Hawke was included in Variety's 2022 New Power of New York list, the 2023 Young Hollywood Impact Report, and the 2023 TIME100 Next list, and recently portrayed “Anxiety” in Disney and Pixar's Inside Out 2, which became the biggest animated movie of all time. She stars in, and produced the Flannery O'Connor biopic, Wildcat, directed by Ethan Hawke, which premiered at Telluride Film Festival and Toronto International Film Festival in 2023, and was released to critical acclaim in 2024. Notable past film and TV credits include Wes Anderson's Asteroid City; Jennifer Kaytin Robinson's feature Do Revenge; Human Capital opposite Liev Schreiber and Marisa Tomei; Quentin Tarantino's Once Upon a Time in Hollywood; Amanda Kramer's independent film Ladyworld;  Gia Coppola's feature film Mainstream; and Bradley Cooper's Leonard Bernstein drama Maestro, which was nominated for seven Academy Awards in 2024.
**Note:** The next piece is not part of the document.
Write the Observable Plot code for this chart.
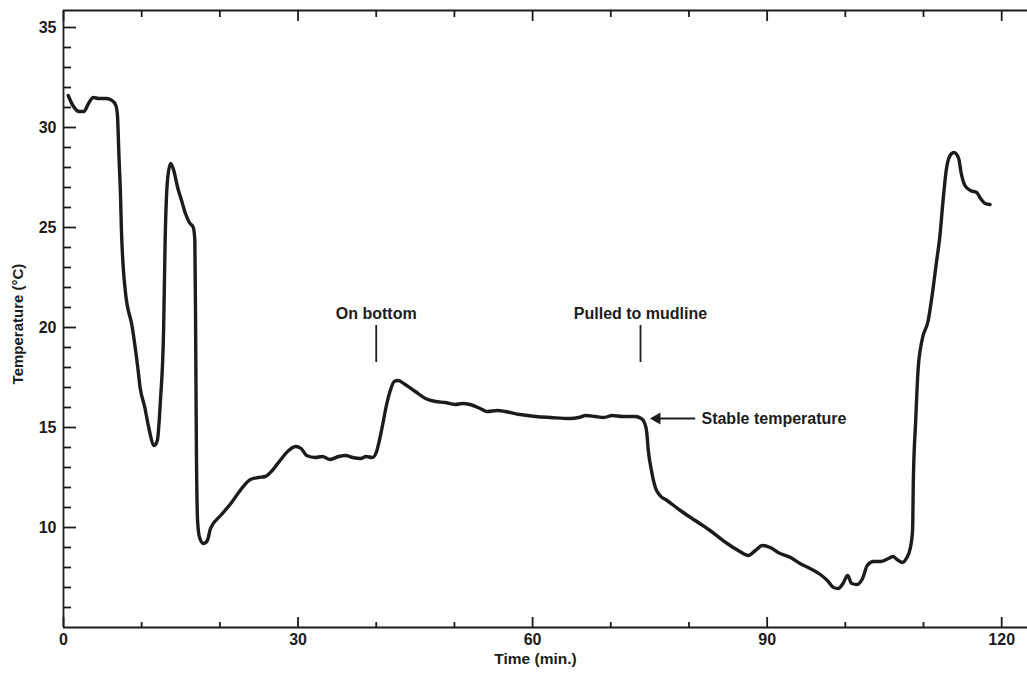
<!DOCTYPE html>
<html>
<head>
<meta charset="utf-8">
<script src="https://cdn.jsdelivr.net/npm/d3@7"></script>
<script src="https://cdn.jsdelivr.net/npm/@observablehq/plot@0.6"></script>
<style>
  html, body { margin: 0; padding: 0; background: #fff; }
</style>
</head>
<body>
<div id="chart"></div>
<script>
// Time (min.) and temperature (°C)
const time = [0.6,1.2,2.0,2.6,3.2,3.8,4.5,5.5,6.2,6.7,6.9,7.1,7.3,7.4,7.9,8.8,9.5,9.8,10.4,10.9,11.6,
  12.0,12.4,12.8,13.0,13.3,13.7,14.1,14.6,15.1,15.6,16.1,16.6,16.8,16.9,17.0,17.15,17.4,17.9,18.4,18.8,
  20.1,21.4,22.6,23.9,24.9,25.8,26.7,27.7,28.8,29.7,30.4,31.1,32.2,33.1,34.1,35.2,36.1,37.0,38.0,38.7,39.5,
  40.0,40.4,40.8,41.3,41.8,42.3,42.8,43.7,45.0,46.3,47.6,48.8,50.1,51.0,52.0,53.3,54.2,55.5,56.5,58.4,60.4,
  62.3,64.8,65.9,66.8,68.0,69.1,70.2,71.5,73.1,73.9,74.3,74.6,74.8,75.2,75.7,76.3,77.2,78.9,80.8,82.7,84.7,
  86.3,87.6,88.5,89.4,90.4,91.4,93.0,94.2,95.5,96.8,97.7,98.5,99.1,99.7,100.3,100.8,101.5,102.2,102.8,103.6,
  104.5,105.5,106.1,106.6,107.3,107.8,108.3,108.6,108.7,109.0,109.3,109.8,110.6,111.1,111.6,112.1,112.5,
  112.9,113.4,113.9,114.5,114.8,115.3,116.0,116.8,117.3,117.9,118.5];
const temperature = [31.6,31.1,30.8,30.8,31.2,31.5,31.45,31.45,31.35,31.1,30.6,28.5,26.5,25.0,21.85,20.0,18.0,17.0,16.0,15.0,14.1,
  14.35,16.35,19.85,24.35,27.35,28.2,27.85,27.0,26.35,25.7,25.25,25.0,24.35,19.85,13.85,10.35,9.5,9.2,9.35,9.95,
  10.6,11.2,11.85,12.4,12.5,12.55,12.85,13.35,13.85,14.05,13.95,13.6,13.5,13.55,13.4,13.55,13.6,13.5,13.45,13.55,13.5,
  13.75,14.35,15.1,16.1,16.85,17.3,17.35,17.15,16.8,16.45,16.3,16.25,16.15,16.2,16.15,15.95,15.8,15.85,15.8,15.65,15.55,
  15.5,15.45,15.5,15.6,15.55,15.5,15.6,15.55,15.55,15.45,15.25,14.75,13.85,12.85,12.0,11.6,11.35,10.85,10.35,9.85,9.25,
  8.85,8.6,8.85,9.1,9.0,8.75,8.5,8.2,7.95,7.65,7.35,7.0,6.95,7.2,7.6,7.2,7.15,7.45,8.1,8.3,
  8.3,8.45,8.55,8.4,8.25,8.45,8.95,9.85,12.35,15.35,17.85,19.35,20.35,21.6,23.1,24.6,26.35,
  27.85,28.6,28.75,28.45,27.75,27.1,26.85,26.75,26.45,26.2,26.15];

// Axis ticks
const xMajor = [0, 30, 60, 90, 120];
const xMinor = [10, 20, 40, 50, 70, 80, 100, 110];
const yMajor = [10, 15, 20, 25, 30, 35];
const yMinor = [6,7,8,9,11,12,13,14,16,17,18,19,21,22,23,24,26,27,28,29,31,32,33,34];
const xDomain = [0, 123.3];
const yDomain = [5, 35.85];

// Annotations
const eventLabels = ["On bottom", "Pulled to mudline"];
const eventTimes = [40.0, 73.8];
const eventLabelY = 20.45;
const eventLineTop = 20.1;
const eventLineBottom = 18.25;
const stableLabel = ["Stable temperature"];
const stableTextTime = [81.6];
const stableArrowFrom = [80.8];
const stableArrowTo = [75.9];
const stableTemp = [15.45];

const trace = time.map((t, i) => ({t, T: temperature[i]}));
const events = eventLabels.map((label, i) => ({label, t: eventTimes[i]}));
const stable = stableLabel.map((label, i) => ({label, tx: stableTextTime[i], t1: stableArrowFrom[i], t2: stableArrowTo[i], T: stableTemp[i]}));

const ink = "#1c1c1c";
const font = "'Liberation Sans', Arial, Helvetica, sans-serif";

const chart = Plot.plot({
  width: 1027,
  height: 675,
  marginLeft: 63,
  marginRight: 0,
  marginTop: 10,
  marginBottom: 48,
  style: {fontFamily: font, fontWeight: "bold", fontSize: "16px", color: ink, background: "#fff"},
  x: {domain: xDomain},
  y: {domain: yDomain},
  marks: [
    // frame lines
    Plot.ruleX([xDomain[0]], {stroke: ink, strokeWidth: 1.8}),
    Plot.ruleY([yDomain[0]], {stroke: ink, strokeWidth: 1.8}),
    Plot.ruleY([yDomain[1]], {stroke: ink, strokeWidth: 1.8}),
    // y axis
    Plot.axisY(yMajor, {anchor: "left", tickSize: -13, tickPadding: 20, tickFormat: d => d, label: null, fontSize: 16, stroke: ink, strokeWidth: 1.8}),
    Plot.axisY(yMinor, {anchor: "left", tickSize: -8, tickFormat: () => "", label: null, strokeWidth: 1.8}),
    // x axis bottom
    Plot.axisX(xMajor, {anchor: "bottom", tickSize: -10, tickPadding: 16, tickFormat: d => d, label: null, fontSize: 16, strokeWidth: 1.8}),
    Plot.axisX(xMinor, {anchor: "bottom", tickSize: -5, tickFormat: () => "", label: null, strokeWidth: 1.8}),
    // x axis top
    Plot.axisX(xMajor, {anchor: "top", tickSize: -10, tickFormat: () => "", label: null, strokeWidth: 1.8}),
    Plot.axisX(xMinor, {anchor: "top", tickSize: -6, tickFormat: () => "", label: null, strokeWidth: 1.8}),
    // axis titles
    Plot.text(["Temperature (°C)"], {frameAnchor: "left", textAnchor: "middle", dx: -45, dy: 5, rotate: -90, fontSize: 15, fill: ink}),
    Plot.text(["Time (min.)"], {frameAnchor: "bottom", dy: 36, dx: -10, fontSize: 15.5, fill: ink}),
    // the trace
    Plot.line(trace, {x: "t", y: "T", stroke: ink, strokeWidth: 3.4, curve: "monotone-x", strokeLinejoin: "round", strokeLinecap: "round"}),
    // event markers
    Plot.ruleX(events, {x: "t", y1: eventLineBottom, y2: eventLineTop, stroke: ink, strokeWidth: 1.8}),
    Plot.text(events, {x: "t", y: eventLabelY, text: "label", lineAnchor: "bottom", fontSize: 16, fill: ink}),
    // stable temperature arrow
    Plot.link(stable, {x1: "t1", x2: "t2", y1: "T", y2: "T", stroke: ink, strokeWidth: 1.8}),
    Plot.dot(stable, {x: "t2", y: "T", symbol: "triangle", r: 4.5, rotate: -90, fill: ink, stroke: "none"}),
    Plot.text(stable, {x: "tx", y: "T", text: "label", textAnchor: "start", fontSize: 16, fill: ink})
  ]
});

document.getElementById("chart").appendChild(chart);
</script>
</body>
</html>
Eurydice marks a spirited conclusion to Ruhl's residency, which has thus far featured one celebrated world premiere (Letters from Max, a ritual, 2023—an adaptation of the 2018 epistolary book Letters from Max: A Poet, a Teacher, a Friendship by Ruhl and Max Ritvo) and an imaginative, world-building production of another one of the playwright's beloved works (Orlando, 2024). Eurydice also rekindles an inspiring collaboration between Ruhl and Les Waters. The two artists, who joined forces in 2006 for the world premiere production of Ruhl's Eurydice at Yale Repertory Theatre, together return, with a new vision, to this emotionally flooring excavation of the powers of memory and love.

The “weird and wonderful play” was praised in 2007 by Charles Isherwood in the New York Times, for its  “insistent heartbeat, the rhythmic threnody woven by its language, its subterranean feeling and its strangely potent imagery”; Isherwood's Critic's Pick review also celebrated Waters' “rhapsodically beautiful” production.

Writing the play for her father, whom she had recently lost, Ruhl reframed the myth of Eurydice and Orpheus—so often reduced to Orpheus' infamous mistake—around Eurydice's relationship to her father, whom she re-encounters in the underworld. Eurydice tightens the bond of two themes Ruhl has explored, often simultaneously and symbiotically, at Signature: loss and transcendence. Letters from Max, a ritual was a work of ritual theater, openly discussing terminal illness and testing poetry's capacity to put to words what otherwise feels ineffable. Orlando was a theatrical trip through space, time, and gender, adapted from Virginia Woolf's novel.